# [DATASET CONTENT]
○ ○ ○

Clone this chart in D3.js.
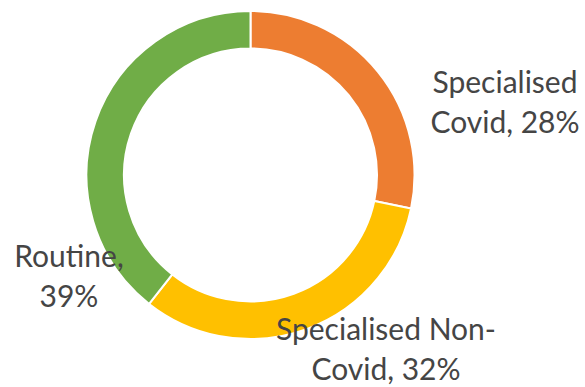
<!DOCTYPE html>
<html>
<head>
<meta charset="utf-8">
<script src="https://cdn.jsdelivr.net/npm/d3@7"></script>
<style>
  html, body { margin: 0; padding: 0; background: #fff; }
  svg { display: block; }
</style>
</head>
<body>
<svg id="chart" width="585" height="387"></svg>
<script>
// Share of activity by service type
const categories = ["Specialised Covid", "Specialised Non-Covid", "Routine"];
const shares = [28, 32, 39];
const colors = ["#ED7D31", "#FFC000", "#70AD47"];

// Label text lines, split the way they wrap
const labelLines = [
  ["Specialised", "Covid, 28%"],
  ["Specialised Non-", "Covid, 32%"],
  ["Routine,", "39%"]
];

const width = 585, height = 387;
const cx = 250.5, cy = 175;
const outerR = 164, innerR = 126.5;

const svg = d3.select("#chart");
const g = svg.append("g").attr("transform", `translate(${cx},${cy})`);

const data = categories.map((c, i) => ({ name: c, value: shares[i], color: colors[i], lines: labelLines[i] }));

const pie = d3.pie().value(d => d.value).sort(null);
const arc = d3.arc().innerRadius(innerR).outerRadius(outerR);

const arcs = pie(data);

g.selectAll("path.slice")
  .data(arcs)
  .join("path")
  .attr("class", "slice")
  .attr("d", arc)
  .attr("fill", d => d.data.color)
  .attr("stroke", "#fff")
  .attr("stroke-width", 2)
  .attr("stroke-linejoin", "miter");

// Label anchor points (centre of first line's baseline)
const labelPos = {
  "Specialised Covid": [505, 93],
  "Specialised Non-Covid": [386, 340],
  "Routine": [69, 267]
};
const lineGap = 40;

const labels = svg.append("g")
  .attr("font-family", "Lato, 'Open Sans', sans-serif")
  .attr("font-size", 30)
  .attr("fill", "#454545")
  .attr("text-anchor", "middle");

arcs.forEach(a => {
  const [x, y] = labelPos[a.data.name];
  const t = labels.append("text").attr("x", x).attr("y", y);
  a.data.lines.forEach((line, i) => {
    t.append("tspan").attr("x", x).attr("y", y + i * lineGap).text(line);
  });
});
</script>
</body>
</html>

○ ○ ○

Reproduce each line exactly, please, except for any pictures.

Clone this chart in D3.js.
<!DOCTYPE html>
<html>
<head>
<meta charset="utf-8">
<script src="https://cdn.jsdelivr.net/npm/d3@7"></script>
<style>
  html, body { margin: 0; padding: 0; background: #fff; }
  svg { display: block; }
</style>
</head>
<body>
<svg id="chart" width="585" height="387"></svg>
<script>
// Share of activity by service type
const categories = ["Specialised Covid", "Specialised Non-Covid", "Routine"];
const shares = [28, 32, 39];
const colors = ["#ED7D31", "#FFC000", "#70AD47"];

// Label text lines, split the way they wrap
const labelLines = [
  ["Specialised", "Covid, 28%"],
  ["Specialised Non-", "Covid, 32%"],
  ["Routine,", "39%"]
];

const width = 585, height = 387;
const cx = 250.5, cy = 175;
const outerR = 164, innerR = 126.5;

const svg = d3.select("#chart");
const g = svg.append("g").attr("transform", `translate(${cx},${cy})`);

const data = categories.map((c, i) => ({ name: c, value: shares[i], color: colors[i], lines: labelLines[i] }));

const pie = d3.pie().value(d => d.value).sort(null);
const arc = d3.arc().innerRadius(innerR).outerRadius(outerR);

const arcs = pie(data);

g.selectAll("path.slice")
  .data(arcs)
  .join("path")
  .attr("class", "slice")
  .attr("d", arc)
  .attr("fill", d => d.data.color)
  .attr("stroke", "#fff")
  .attr("stroke-width", 2)
  .attr("stroke-linejoin", "miter");

// Label anchor points (centre of first line's baseline)
const labelPos = {
  "Specialised Covid": [505, 93],
  "Specialised Non-Covid": [386, 340],
  "Routine": [69, 267]
};
const lineGap = 40;

const labels = svg.append("g")
  .attr("font-family", "Lato, 'Open Sans', sans-serif")
  .attr("font-size", 30)
  .attr("fill", "#454545")
  .attr("text-anchor", "middle");

arcs.forEach(a => {
  const [x, y] = labelPos[a.data.name];
  const t = labels.append("text").attr("x", x).attr("y", y);
  a.data.lines.forEach((line, i) => {
    t.append("tspan").attr("x", x).attr("y", y + i * lineGap).text(line);
  });
});
</script>
</body>
</html>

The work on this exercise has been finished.